Мне оставалось покориться или не пить вовсе. Я выбрал последнее. Можно было, конечно, пожаловаться воспитателю, но это означало бы прослыть ябедой и, вероятно, заработать вечером, в дортуаре, несколько пинков.

С того дня староста каждый раз, не спрашивая, наливал мне вина и воды, причем даже больше вина, чем воды, и зорко следил, сломится ли мое упорство, одержит ли верх жажда. Началось как бы состязание в выносливости, забавлявшее всех апостолов за столом, кроме меня, которого вечно терзала жажда. Выйдя из столовой, я тоже не мог ничем смочить горло, ведь мы всегда ходили строем. Затем полагался часовой отдых в дортуаре, и только когда мы потом вставали с постели и шли умываться, мне наконец удавалось утолить жажду.

Я не любил вина, но бастовал я не поэтому и даже не из природного упрямства, которого мне всегда хватало. Причина заключалась в том, что произошло за несколько месяцев до моего поступления в Сен-Николя.

Из финансовых соображений мы к тому времени уже оставили квартиру на улице Эколь и сняли значительно менее уютную, но зато более дешевую где-то на улице Ла Мот Пике Грюнель. Помню, совсем рядом была подземка, которая здесь выходила на поверхность, и поезд так оглушительно громыхал по высокому мосту, что весь дом ходил ходуном. Как-то вечером отцу надо было идти в гости, а маме пришлось остаться со мной, потому что я уже готов был разрыдаться. С самых ранних лет я болезненно переживал разлуку с матерью; даже днем, когда ей нужно было куда-то пойти, она прибегала ко всяческим уловкам, чтобы уйти незаметно. На этот раз она осталась дома, и я спокойно уснул, но, проснувшись ночью, увидел, что она не ложилась, сидит и плачет.
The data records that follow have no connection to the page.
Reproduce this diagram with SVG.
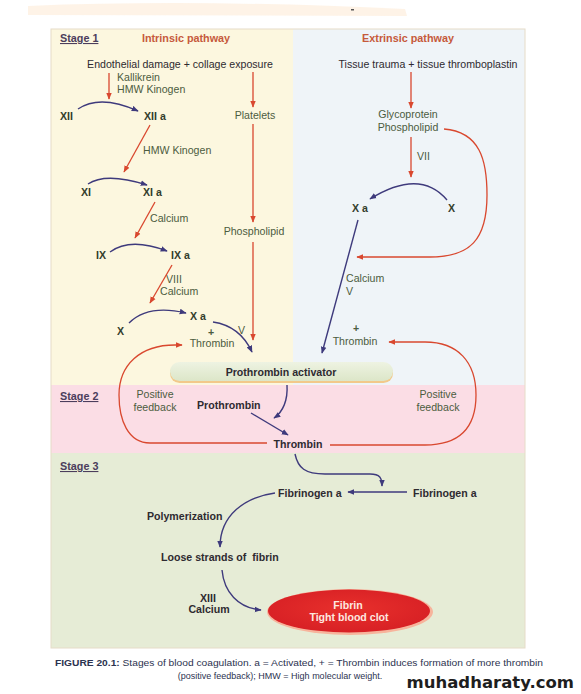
<svg xmlns="http://www.w3.org/2000/svg" width="581" height="694" viewBox="0 0 581 694">
<style>
text{font-family:"Liberation Sans",Arial,sans-serif;font-size:10.6px;fill:#3a3a3a}
.b{font-weight:bold}
.stage{font-weight:bold;font-size:10.8px;fill:#4b3d5c;text-decoration:underline}
.title{font-weight:bold;font-size:10.8px;fill:#c65a3c}
.g{fill:#4c5c40}
.gb{fill:#333d2c;font-weight:bold}
.dk{fill:#2e2a30}
.m{text-anchor:middle}
.red{fill:none;stroke:#d9482f;stroke-width:1.3}
.blue{fill:none;stroke:#3e3a7c;stroke-width:1.4}
.cap{font-size:9px;fill:#2c3350}
</style>
<defs>
<marker id="ar" viewBox="0 0 10 10" refX="9" refY="5" markerWidth="7" markerHeight="7" orient="auto" markerUnits="userSpaceOnUse"><path d="M0,1 L10,5 L0,9 z" fill="#d9482f"/></marker>
<marker id="ab" viewBox="0 0 10 10" refX="9" refY="5" markerWidth="7" markerHeight="7" orient="auto" markerUnits="userSpaceOnUse"><path d="M0,1 L10,5 L0,9 z" fill="#3e3a7c"/></marker>
<linearGradient id="pill" x1="0" y1="0" x2="0" y2="1"><stop offset="0" stop-color="#eef3e2"/><stop offset="1" stop-color="#dce6c8"/></linearGradient>
<radialGradient id="clot" cx="0.5" cy="0.45" r="0.6"><stop offset="0" stop-color="#e8302c"/><stop offset="1" stop-color="#d61f24"/></radialGradient>
</defs>

<g id="background">
<path d="M28,6 Q200,-1 405,9 L407,16 L28,15 Z" fill="#fdeedd" opacity="0.7"/>
<rect x="351" y="9" width="3" height="1.5" fill="#555"/>
<rect x="51" y="29" width="242" height="356" fill="#fcf7df"/>
<rect x="293" y="29" width="232" height="356" fill="#eff4f8"/>
<rect x="51" y="385" width="474" height="68" fill="#fbdde5"/>
<rect x="51" y="453" width="474" height="195" fill="#e6ecd6"/>
<rect x="51" y="29" width="474" height="619" fill="none" stroke="#e6dcc8" stroke-width="1"/>
</g>

<g id="labels">
<text x="60" y="42" class="stage">Stage 1</text>
<text x="186" y="42" class="title m">Intrinsic pathway</text>
<text x="408" y="42" class="title m">Extrinsic pathway</text>
<text x="60" y="400" class="stage">Stage 2</text>
<text x="60" y="470" class="stage">Stage 3</text>
</g>

<g id="n-endothelial"><text x="180" y="68" class="dk m">Endothelial damage + collage exposure</text></g>
<g id="n-kallikrein"><text x="117" y="81" class="g">Kallikrein</text><text x="117" y="93" class="g">HMW Kinogen</text></g>
<g id="n-xii"><text x="60" y="120" class="gb">XII</text></g>
<g id="n-xiia"><text x="144" y="120" class="gb">XII a</text></g>
<g id="n-platelets"><text x="255" y="119" class="g m">Platelets</text></g>
<g id="n-hmw2"><text x="143" y="154" class="g">HMW Kinogen</text></g>
<g id="n-xi"><text x="81" y="196" class="gb">XI</text></g>
<g id="n-xia"><text x="143" y="196" class="gb">XI a</text></g>
<g id="n-calcium1"><text x="150" y="222" class="g">Calcium</text></g>
<g id="n-phospholipid1"><text x="254" y="235" class="g m">Phospholipid</text></g>
<g id="n-ix"><text x="96" y="259" class="gb">IX</text></g>
<g id="n-ixa"><text x="171" y="259" class="gb">IX a</text></g>
<g id="n-viii"><text x="166" y="283" class="g">VIII</text><text x="160" y="295" class="g">Calcium</text></g>
<g id="n-x1"><text x="117" y="335" class="gb">X</text></g>
<g id="n-xa1"><text x="190" y="320" class="gb">X a</text></g>
<g id="n-v1"><text x="238" y="334" class="g">V</text></g>
<g id="n-thrombin1"><text x="211" y="336" class="g m b">+</text><text x="212" y="347" class="g m">Thrombin</text></g>

<g id="n-tissue"><text x="428" y="68" class="dk m">Tissue trauma + tissue thromboplastin</text></g>
<g id="n-glyco"><text x="408" y="118" class="g m">Glycoprotein</text><text x="408" y="131" class="g m">Phospholipid</text></g>
<g id="n-vii"><text x="417" y="160" class="g">VII</text></g>
<g id="n-xa2"><text x="352" y="212" class="gb">X a</text></g>
<g id="n-x2"><text x="448" y="212" class="gb">X</text></g>
<g id="n-calcium-v"><text x="346" y="282" class="g">Calcium</text><text x="346" y="295" class="g">V</text></g>
<g id="n-thrombin2"><text x="356" y="332" class="g m b">+</text><text x="355" y="345" class="g m">Thrombin</text></g>

<g id="n-activator">
<rect x="170" y="364" width="223" height="19" rx="9.5" fill="#f2c98a"/>
<rect x="170" y="362" width="223" height="19" rx="9.5" fill="url(#pill)"/>
<text x="281" y="376" class="b dk m">Prothrombin activator</text>
</g>

<g id="n-feedback-left"><text x="155" y="398" class="g m">Positive</text><text x="155" y="411" class="g m">feedback</text></g>
<g id="n-feedback-right"><text x="438" y="398" class="g m">Positive</text><text x="438" y="411" class="g m">feedback</text></g>
<g id="n-prothrombin"><text x="197" y="409" class="b dk">Prothrombin</text></g>
<g id="n-thrombin3"><text x="298" y="448" class="b dk m">Thrombin</text></g>

<g id="n-fibrinogen-left"><text x="278" y="497" class="b dk">Fibrinogen a</text></g>
<g id="n-fibrinogen-right"><text x="413" y="497" class="b dk">Fibrinogen a</text></g>
<g id="n-polymerization"><text x="147" y="520" class="b dk">Polymerization</text></g>
<g id="n-loose"><text x="161" y="561" class="b dk" xml:space="preserve">Loose strands of  fibrin</text></g>
<g id="n-xiii"><text x="208" y="602" class="b dk m">XIII</text><text x="209" y="613" class="b dk m">Calcium</text></g>
<g id="n-fibrin">
<ellipse cx="350" cy="612" rx="83" ry="23" fill="#f7b49c"/>
<ellipse cx="349" cy="611" rx="81" ry="21.5" fill="url(#clot)"/>
<text x="348" y="609" class="b m" style="fill:#fde8e0">Fibrin</text>
<text x="349" y="621" class="b m" style="fill:#fde8e0">Tight blood clot</text>
</g>

<g id="connectors">
<line x1="109" y1="73" x2="109" y2="99" class="red" marker-end="url(#ar)"/>
<path d="M78,109 Q100,94 138,111" class="blue" marker-end="url(#ab)"/>
<line x1="253" y1="72" x2="253" y2="107" class="red" marker-end="url(#ar)"/>
<line x1="253" y1="124" x2="253" y2="222" class="red" marker-end="url(#ar)"/>
<line x1="253" y1="242" x2="253" y2="340" class="red" marker-end="url(#ar)"/>
<line x1="150" y1="125" x2="124" y2="172" class="red" marker-end="url(#ar)"/>
<path d="M88,184 Q106,172 147,185" class="blue" marker-end="url(#ab)"/>
<line x1="155" y1="202" x2="135" y2="238" class="red" marker-end="url(#ar)"/>
<path d="M110,252 Q130,237 167,251" class="blue" marker-end="url(#ab)"/>
<line x1="172" y1="265" x2="150" y2="303" class="red" marker-end="url(#ar)"/>
<path d="M129,323 Q148,304 186,313" class="blue" marker-end="url(#ab)"/>
<path d="M213,322 Q240,326 252,352" class="blue" marker-end="url(#ab)"/>
<path d="M267,443 L150,443 C128,443 119,420 119,395 C119,365 140,345 175,345 L182,345" class="red" marker-end="url(#ar)"/>

<line x1="411" y1="72" x2="411" y2="108" class="red" marker-end="url(#ar)"/>
<line x1="411" y1="137" x2="411" y2="177" class="red" marker-end="url(#ar)"/>
<path d="M447,200 Q420,168 370,199" class="blue" marker-end="url(#ab)"/>
<path d="M444,129 C480,132 487,160 487,195 C487,240 470,257 430,257 L357,257" class="red" marker-end="url(#ar)"/>
<line x1="358" y1="220" x2="322" y2="353" class="blue" marker-end="url(#ab)"/>
<path d="M330,445 L425,445 C462,445 476,425 476,395 C476,362 458,342 425,342 L389,342" class="red" marker-end="url(#ar)"/>

<path d="M287,385 C288,400 283,412 274,418" class="blue" marker-end="url(#ab)"/>
<line x1="251" y1="413" x2="288" y2="435" class="blue" marker-end="url(#ab)"/>
<path d="M295,454 C298,468 305,474 325,474 L370,474 C380,474 382,478 382,486" class="blue" marker-end="url(#ab)"/>
<line x1="407" y1="492" x2="348" y2="492" class="blue" marker-end="url(#ab)"/>
<path d="M275,493 C245,497 220,515 220,547" class="blue" marker-end="url(#ab)"/>
<path d="M222,570 C224,592 238,608 261,610" class="blue" marker-end="url(#ab)"/>
</g>

<g id="caption">
<text x="55" y="666" class="cap" textLength="488" lengthAdjust="spacingAndGlyphs"><tspan font-weight="bold">FIGURE 20.1:</tspan> Stages of blood coagulation. a = Activated,  + = Thrombin induces formation of more thrombin</text>
<text x="280" y="679" class="cap m">(positive feedback); HMW = High molecular weight.</text>
<text x="574" y="688" style="font-family:'DejaVu Sans',sans-serif;font-size:16.5px;font-weight:bold;fill:#1e1e1e;text-anchor:end">muhadharaty.com</text>
</g>
</svg>
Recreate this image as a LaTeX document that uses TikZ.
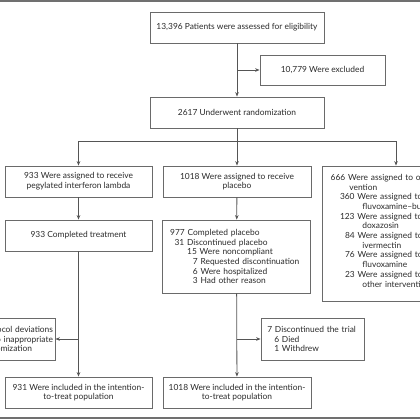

Я спросил, отчего она плачет, но она только обняла меня, прижала к себе, я продолжал расспрашивать, она все плакала, а потом, справившись с собой, прошептала:

— Обещай, что никогда не будешь пить… Ты ведь никогда не будешь пить, правда?

Я принялся уверять ее, что никогда, никогда пить не буду, и был при этом совершенно искренен, не подозревая, сколько мне предстоит выпить впоследствии и сколько раз я нарушу свое искреннейшее детское обещание.

Проходил час за часом, и мамина тревога все росла — и потому, что кварталов котором мы поселились, имел дурную славу, и потому, что она знала: начав пить, отец не умеет остановиться; и еще потому, что, когда волнуешься за кого-нибудь, чего только ни приходит в голову.

Отец вернулся на заре и был в состоянии лишь рухнуть на кушетку, так что объяснения были отложены — впрочем, никаких объяснений и не было: в подобных случаях между отцом и матерью воцарялось лишь молчание, тягостное молчание, которое, к счастью, длилось недолго.

Но та тревожная ночь и мамины слезы мне запомнились, и если я впоследствии нарушил слово, то не из-за короткой памяти, а по слабости характера. Однако это произошло много лет спустя, а в том невинном возрасте и в той мрачной темнице-лицее я был еще не настолько умен, чтобы плевать на свои обещания, мне даже в голову не приходило взять в руки стакан вина и утолить жажду ценой клятвопреступления.